Comment donc nous dis-tu aujourd'hui que tu réfléchiras pour savoir s'il
faut fuir ce qui est indifférent plus que ce qui est un mal? C'est que tu
n'as pas vraiment ces convictions ; c'est que les choses indifférentes ne
te paraissent pas indifférentes, mais les plus grands des maux; et que les
maux, à leur tour, ne te paraissent pas des maux, mais des choses sans
importance pour nous. Voici, en effet, les habitudes que tu as prises dès
le principe : « Où suis-je? A l'école. Et quels sont ceux qui m'écoutent?

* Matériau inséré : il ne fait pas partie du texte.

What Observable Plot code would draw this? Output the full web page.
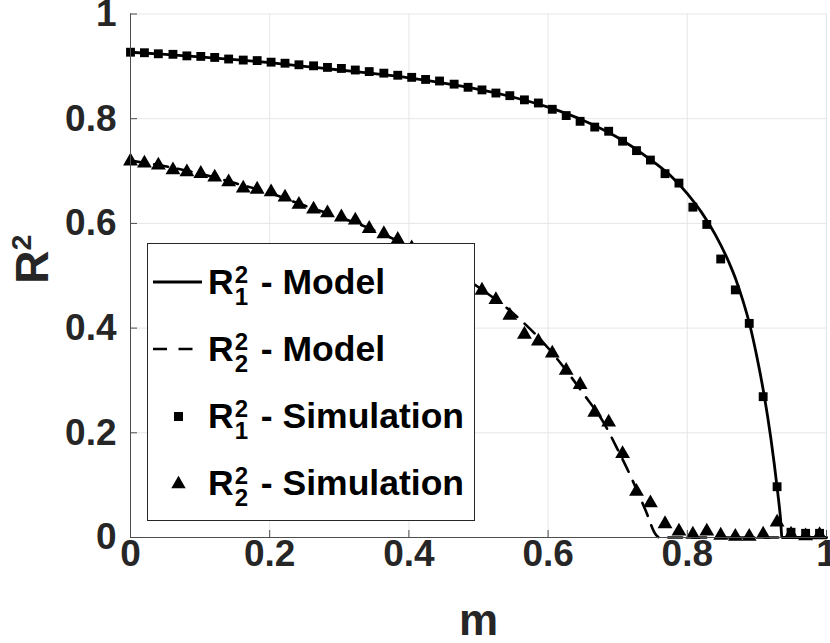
<!DOCTYPE html>
<html>
<head>
<meta charset="utf-8">
<script src="https://cdn.jsdelivr.net/npm/d3@7"></script>
<script src="https://cdn.jsdelivr.net/npm/@observablehq/plot@0.6"></script>
<style>
  html, body { margin: 0; padding: 0; background: #fff; }
  #wrap { position: relative; width: 830px; height: 643px; overflow: hidden;
          font-family: "Liberation Sans", Arial, Helvetica, sans-serif; font-weight: bold; }
  #legend { position: absolute; left: 147px; top: 243px; width: 328px; height: 278px;
            border: 1px solid #262626; background: #fff; box-sizing: border-box; }
  .row { position: absolute; left: 0; height: 60px; width: 100%; }
  .row svg { position: absolute; left: 0; top: 0; }
  .lbl { position: absolute; left: 60px; top: 0; height: 60px; line-height: 60px;
         font-size: 35.5px; color: #000; white-space: nowrap; }
  .ss { display: inline-flex; flex-direction: column; vertical-align: middle;
        font-size: 24px; line-height: 22px; margin-left: 1px; margin-right: 3px; position: relative; top: 1px; }
</style>
</head>
<body>
<div id="wrap">
  <div id="chart"></div>
  <div id="legend"></div>
</div>
<script>
// ---- data ----
const mSim = [0.000, 0.020, 0.040, 0.061, 0.081, 0.101, 0.121, 0.141, 0.162, 0.182,
              0.202, 0.222, 0.242, 0.263, 0.283, 0.303, 0.323, 0.343, 0.364, 0.384,
              0.404, 0.424, 0.444, 0.465, 0.485, 0.505, 0.525, 0.545, 0.566, 0.586,
              0.606, 0.626, 0.646, 0.667, 0.687, 0.707, 0.727, 0.747, 0.768, 0.788,
              0.808, 0.828, 0.848, 0.869, 0.889, 0.909, 0.929, 0.949, 0.970, 0.990];
const r1Sim = [0.927, 0.926, 0.924, 0.923, 0.920, 0.919, 0.917, 0.914, 0.912, 0.911,
               0.908, 0.906, 0.903, 0.901, 0.898, 0.896, 0.893, 0.890, 0.887, 0.883,
               0.879, 0.875, 0.872, 0.866, 0.860, 0.855, 0.849, 0.844, 0.836, 0.830,
               0.818, 0.806, 0.795, 0.784, 0.776, 0.757, 0.739, 0.721, 0.695, 0.677,
               0.631, 0.598, 0.532, 0.473, 0.409, 0.269, 0.097, 0.010, 0.008, 0.008];
const r2Sim = [0.719, 0.715, 0.711, 0.702, 0.698, 0.695, 0.688, 0.679, 0.667, 0.665,
               0.660, 0.650, 0.636, 0.627, 0.620, 0.612, 0.606, 0.590, 0.580, 0.569,
               0.553, 0.537, 0.521, 0.505, 0.489, 0.472, 0.454, 0.424, 0.388, 0.375,
               0.352, 0.319, 0.292, 0.239, 0.220, 0.160, 0.088, 0.066, 0.026, 0.012,
               0.006, 0.012, 0.004, 0.002, 0.002, 0.006, 0.029, 0.006, 0.003, 0.005];

const mModel1 = [0, 0.05, 0.1, 0.15, 0.2, 0.25, 0.3, 0.35, 0.4, 0.45, 0.5, 0.55, 0.6, 0.65, 0.7,
                 0.75, 0.78, 0.8, 0.82, 0.84, 0.86, 0.87, 0.88, 0.89, 0.9, 0.91, 0.92, 0.925,
                 0.93, 0.934, 0.936, 0.96, 1.0];
const r1Model = [0.927, 0.923, 0.918, 0.913, 0.907, 0.900, 0.893, 0.886, 0.878, 0.868, 0.856,
                 0.841, 0.822, 0.797, 0.764, 0.719, 0.686, 0.657, 0.622, 0.579, 0.525, 0.492,
                 0.452, 0.405, 0.345, 0.275, 0.190, 0.140, 0.085, 0.035, 0, 0, 0];
const mModel2 = [0, 0.05, 0.1, 0.15, 0.2, 0.25, 0.3, 0.35, 0.4, 0.45, 0.5, 0.55, 0.6, 0.65,
                 0.68, 0.7, 0.72, 0.74, 0.755, 0.76, 1.0];
const r2Model = [0.720, 0.709, 0.695, 0.677, 0.658, 0.634, 0.612, 0.587, 0.556, 0.520, 0.478,
                 0.428, 0.362, 0.276, 0.219, 0.168, 0.113, 0.052, 0.005, 0, 0];

const ticks = [0, 0.2, 0.4, 0.6, 0.8, 1];
const xLabel = "m";
const yLabelBase = "R";
const yLabelSup = "2";
const legendEntries = [
  {sub: "1", text: "- Model", kind: "solid"},
  {sub: "2", text: "- Model", kind: "dashed"},
  {sub: "1", text: "- Simulation", kind: "square"},
  {sub: "2", text: "- Simulation", kind: "triangle"}
];

// ---- build tables ----
const sim = mSim.map((m, i) => ({m, r1: r1Sim[i], r2: r2Sim[i]}));
const model1 = mModel1.map((m, i) => ({m, v: r1Model[i]}));
const model2 = mModel2.map((m, i) => ({m, v: r2Model[i]}));

const fmt = d3.format("~g");
const axisColor = "#4d4d4d";
const textColor = "#262626";

const chart = Plot.plot({
  width: 830,
  height: 643,
  marginLeft: 130,
  marginRight: 4,
  marginTop: 13.5,
  marginBottom: 106,
  style: {fontFamily: "'Liberation Sans', Arial, Helvetica, sans-serif", fontWeight: "bold", color: textColor, background: "#fff"},
  x: {domain: [0, 1]},
  y: {domain: [0, 1]},
  marks: [
    Plot.gridX(ticks, {stroke: "#e6e6e6", strokeOpacity: 1, strokeWidth: 1}),
    Plot.gridY(ticks, {stroke: "#e6e6e6", strokeOpacity: 1, strokeWidth: 1}),
    Plot.line(model1, {x: "m", y: "v", stroke: "#000", strokeWidth: 2.8, curve: "monotone-x"}),
    Plot.line(model2, {x: "m", y: "v", stroke: "#000", strokeWidth: 2.6, strokeDasharray: "14,10", curve: "monotone-x"}),
    Plot.dot(sim, {x: "m", y: "r1", symbol: "square", r: 5, fill: "#000", stroke: null}),
    Plot.dot(sim, {x: "m", y: "r2", symbol: "triangle", r: 5.5, fill: "#000", stroke: null}),
    Plot.ruleX([0], {stroke: axisColor, strokeWidth: 1}),
    Plot.ruleY([0], {stroke: axisColor, strokeWidth: 1}),
    Plot.axisX(ticks, {tickSize: -7, tickPadding: 9, stroke: axisColor, fill: textColor, fontSize: 37, tickFormat: fmt, label: null}),
    Plot.axisY(ticks, {tickSize: -7, tickPadding: 21, stroke: axisColor, fill: textColor, fontSize: 37, tickFormat: fmt, label: null}),
    Plot.text([xLabel], {frameAnchor: "bottom", dy: 83, fontSize: 44, fontWeight: "bold", fill: textColor, lineAnchor: "middle"}),
    Plot.text([yLabelBase], {frameAnchor: "left", dx: -97, dy: 8, rotate: -90, fontSize: 46, fontWeight: "bold", fill: textColor, lineAnchor: "middle"})
  ]
});
// superscript on the y label
d3.select(chart).selectAll("text")
  .filter(function() { return this.textContent === yLabelBase && this.getAttribute("transform") && this.getAttribute("transform").includes("rotate"); })
  .append("tspan").attr("font-size", "0.62em").attr("dy", "-0.62em").text(yLabelSup);
document.getElementById("chart").appendChild(chart);

// ---- legend ----
const legend = document.getElementById("legend");
const rowTops = [8, 75, 142, 209];
legendEntries.forEach((e, i) => {
  const row = document.createElement("div");
  row.className = "row";
  row.style.top = rowTops[i] + "px";
  let sample = "";
  if (e.kind === "solid") sample = '<line x1="5" y1="30" x2="54" y2="30" stroke="#000" stroke-width="2.8"/>';
  if (e.kind === "dashed") sample = '<line x1="5" y1="30" x2="54" y2="30" stroke="#000" stroke-width="2.6" stroke-dasharray="14,11.5"/>';
  if (e.kind === "square") sample = '<rect x="26" y="26" width="9" height="9" fill="#000"/>';
  if (e.kind === "triangle") {
    const s = d3.symbol(d3.symbolTriangle, 90)();
    sample = `<path d="${s}" transform="translate(30.5,31)" fill="#000"/>`;
  }
  row.innerHTML = `<svg width="60" height="60">${sample}</svg>` +
    `<span class="lbl">R<span class="ss"><span>2</span><span>${e.sub}</span></span> ${e.text}</span>`;
  legend.appendChild(row);
});
</script>
</body>
</html>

C'est à des philosophes que je parle. » (Puis un instant après) : « Ah !
je suis hors de l'école ! » Supprime-moi toutes ces distinctions de
scholastiques et d'imbéciles. C'est avec elles qu'un philosophe dépose à
faux contre un ami, avec elles qu'il se fait parasite, avec elles qu'il se
vend pour de l'argent, avec elles que dans le sénat on ne dit pas ce que
l'on pense, tandis que l'on crie ses opinions dans l'intérieur de l'école.
Tu n'es rien que velléités d'idées frivoles et misérables ; et tu tiens à
un cheveu avec tes propos en l'air. Il faudrait, au contraire, que tu
fusses un homme fort, un homme pratique; que l'exercice et les œuvres
eussent fait de toi un véritable initié. Observe-toi toi-même. Comment
reçois-tu la nouvelle, je ne dis pas que ton fils est mort (car d'où cela
te viendrait-il?), mais que ton huile a été répandue, et qu'on a bu ton
vin? Puisse celui qui surviendrait alors, au milieu des beaux cris que tu
pousserais, ne te dire que ceci : « Philosophe, tu parles autrement dans
l'école ! Pourquoi donc nous tromper? » Pourquoi, lorsque tu n'es qu'un
ver, dire que tu es un homme? » Je voudrais arriver, quand un de ces
individus est dans un tête-à-tête amoureux; je voudrais voir ce qu'y
devient sa force, quels propos il y tient, et s'il s'y souvient de son
titre, et de toutes les belles choses qu'il entend, qu'il dit, ou qu'il lit.